Notice that this schedule requires the Cut Lawn, Edge Path, and Trim Hedges
activities to occur simultaneously even though we only have two
resources with the adult role and all three of these activities require
an adult.
Why did this happen?
P3e ignores roles when leveling. Indeed it will report no
over-allocation with this schedule although the adult role is, in fact,
over-allocated. It therefore does not notice that the schedule it
produced requires more adults than are available. One way to work
around this is to manually assign resources to the activities. For
example, we could assign the mother to the Trim
Hedges and Cut Lawn
activities, and assign the father to the Edge
Path
activity. However, this would not be a good assignment as it would make
it impossible for the Cut Lawn and Trim Hedges activities to occur at
the same time thus requiring the following schedule which is longer
than necessary:

Assigning the mother to the Cut
Lawn activity and the father to the Trim Hedges
activity solves the problem. With this tiny example it isn't too
difficult to figure out what the optimal resource assignments would be,
but it is nearly impossible to generate optimal resource assignments on
projects of even moderate size without first knowing the schedule.
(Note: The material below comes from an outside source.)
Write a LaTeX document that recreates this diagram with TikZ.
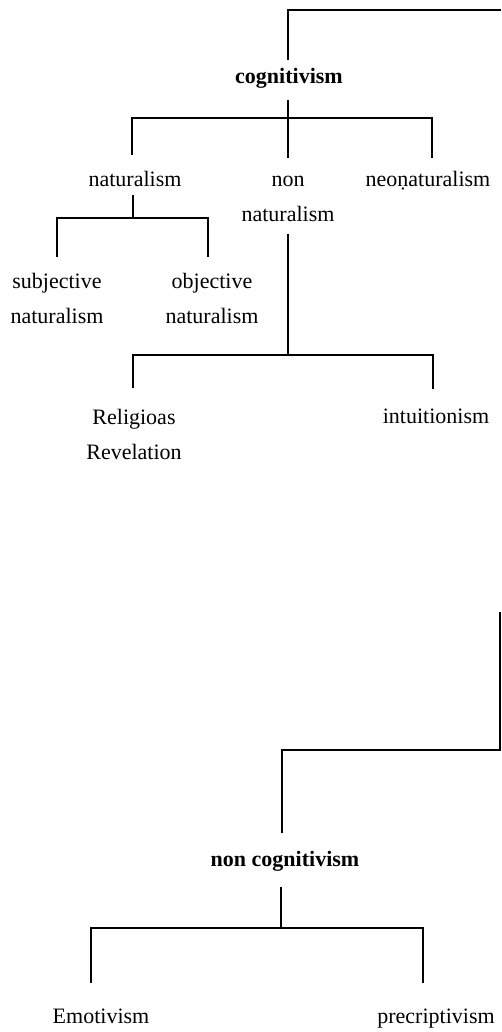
\documentclass[tikz,border=0pt]{standalone}
\usepackage{fontspec}
\setmainfont{Liberation Serif}
\begin{document}
\begin{tikzpicture}[x=1pt,y=-1pt,line join=miter,
  lab/.style={inner sep=0pt,outer sep=0pt,anchor=north,align=center,font=\fontsize{22}{35}\selectfont},
  blab/.style={lab,font=\fontsize{22}{35}\selectfont\bfseries},
  link/.style={line width=1.4pt},
  heavy/.style={line width=2.6pt}]
\useasboundingbox (0,0) rectangle (501,1032);
% nodes
\node[blab] (cog) at (289,68) {cognitivism};
\node[lab] (nat) at (135,171) {naturalism};
\node[lab] (nonnat) at (288,176) {non\\naturalism};
\node[lab] (neo) at (428,171) {neo\d{n}aturalism};
\node[lab] (subj) at (57,273) {subjective\\naturalism};
\node[lab] (obj) at (212,273) {objective\\naturalism};
\node[lab] (rel) at (134,409) {Religioas\\Revelation};
\node[lab] (intu) at (436,409) {intuitionism};
\node[blab] (noncog) at (285,851) {non cognitivism};
\node[lab] (emo) at (101,1009) {Emotivism};
\node[lab] (prec) at (436,1009) {precriptivism};
\coordinate (topR) at (501,10);
\coordinate (midR) at (500,612);
% connectors
\draw[heavy,shorten >=8pt] (topR) -| ([xshift=-1pt]cog.north);
\draw[link,shorten <=12pt,shorten >=18pt] ([xshift=-1pt]cog.south) -- (nonnat.north);
\draw[link,shorten <=16pt,shorten >=13pt] ([xshift=-3pt]nat.north) -- ++(0,-53) -| ([xshift=4pt]neo.north);
\draw[link,shorten <=9pt] ([xshift=-2pt]nat.south) -- ++(0,32);
\draw[link,shorten <=16pt,shorten >=16pt] (subj.north) -- ++(0,-55) -| ([xshift=-4pt]obj.north);
\draw[link,shorten <=12pt] (nonnat.south) -- ++(0,134);
\draw[link,shorten <=21pt,shorten >=20pt] ([xshift=-1pt]rel.north) -- ++(0,-54) -| ([xshift=-3pt]intu.north);
\draw[heavy,shorten >=18pt] (midR) -- ++(0,138) -| ([xshift=-3pt]noncog.north);
\draw[link,shorten <=16pt] ([xshift=-4pt]noncog.south) -- ++(0,57);
\draw[link,shorten <=26pt,shorten >=26pt] ([xshift=-10pt]emo.north) -- ++(0,-81) -| ([xshift=-13pt]prec.north);
\end{tikzpicture}
\end{document}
Unfortunately, using the P3e leveler you can't construct a level
schedule until you have assigned resources.
How can PSOP Help?
PSOP can level using roles. If you select Roles on
the Main Settings tab, PSOP will correctly level this project. The
availability of the adult role will be determined by combining the
availabilities of all resources assigned to that role; in this case the
father and the mother. For this example PSOP produces the following
schedule, which is optimal:

Furthermore, if you have already assigned resources to your activities
(perhaps so you can use P3e's reporting facilities) PSOP will
still let you level by role. Selecting Resources
and roles on the Main Settings tab causes PSOP to
substitute the resource's primary
role for all assignments and then level by role. Note that the resource
assignments are not changed in P3e. PSOP just treats the project as if
the resource assignments had been changed to role assignments.
When leveling by roles, the PSOP results will show availabilities and overload for the roles only. When leveling by roles and resources, you will see availabilities and overload for roles and all resources that do not have primary roles.